Leading in Laredo: Soto-Vásquez accepts TAMIU tenure-track position
Arthur D. Soto-Vásquez’s journey, to becoming an expert on Latino politics in the U.S., takes a significant step with his latest appointment. Soto-Vásquez, soon to graduate from the Ph.D. program in Communications at American University, has announced he will join the faculty at Texas A&M International University in Laredo, Texas, starting this fall.
It’s a journey that began, as is often the case for NHI students, with his LDZ program. It was there, at the National LDZ in 2007 at Loyola University in Chicago, he was first introduced to the concept of Latino identity as something that was flexible and subject to influence by powerful interests. “I had no idea as a 16 year old kid at my LDZ that I would be researching the same topics we discussed at my LDZ 11 years later,” he says.
His current research focuses on the development of campaigns to mobilize Latino voters using digital media. His research took a drastic turn after the 2016 election disrupted many of the commonly held notions about the Latino electorate. Nevertheless, throughout the process of conducting his research at field sites in Washington D.C., Texas, and other places, he has relied upon a network of other NHI alumni doing important work in policy and politics. He expects this research to be completed in late 2018 – just in time for the midterm elections. He also plans to turn his dissertation research into a book.

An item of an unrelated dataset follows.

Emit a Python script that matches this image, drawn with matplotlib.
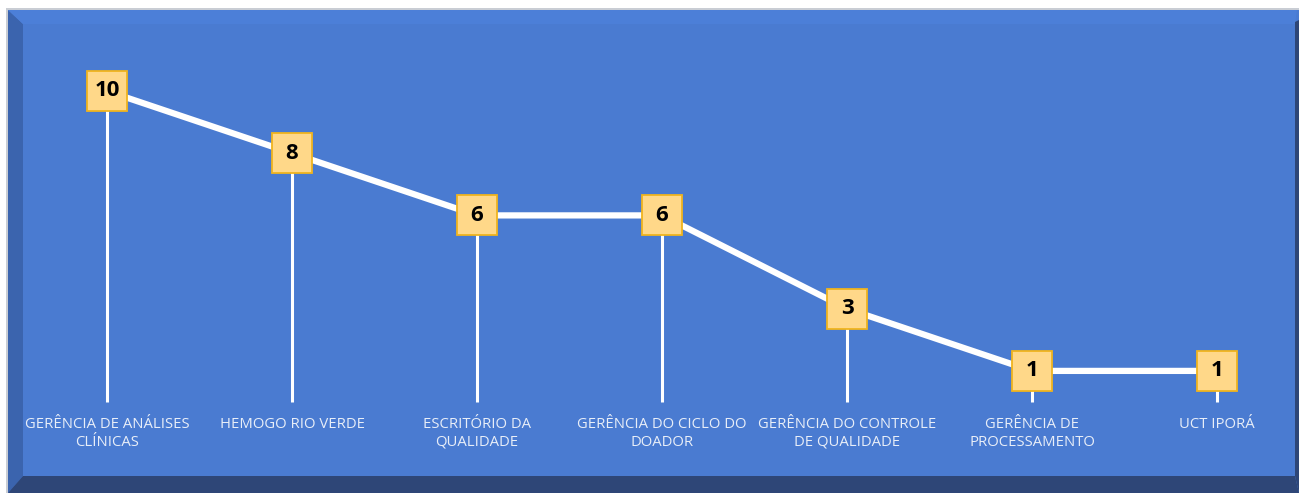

Soto-Vásquez’s other recently published peer-reviewed research has also focused on U.S. Latino politics and digital media. A recent article published in the Howard Journal of Communications, a top journal in the field of race and media, looked at how the naming and categorizing of Latinos has been used by American presidents to advance their political agendas. His work in the Journal Communication and Media Studies, on the data collection practices of the 2016 presidential campaigns, recently was awarded the International Award for Excellence by the journal.
Soto-Vásquez’s research, as well as his commitment to educating Latino youth on the important issues facing Latinos in the U.S., has led him to his next institutional home at TAMIU. He notes that Laredo is much like the border community he grew up in, and in part because of that, views TAMIU as the perfect destination to continue his research agenda.
“I couldn’t be happier to be at an institution like TAMIU,” he says. “it offers the perfect balance of teaching undergraduate and graduate students while supporting my research. Being on the border will open up many opportunities to do new, important research.
Soto-Vásquez feels that his 12 years of affiliation with NHI, including staffing programs and attending the annual Celebración event, has been vital to his journey. “The lessons of NHI and the network it nurtures are truly life-changing,” he declares.
“Looking back, I see how growing up with NHI trained me to do everything I do now,” he recalls. “At programs, I designed engaging curriculum on the fly, practiced public speaking, and had to learn organizational skills. It’s second nature to me now.”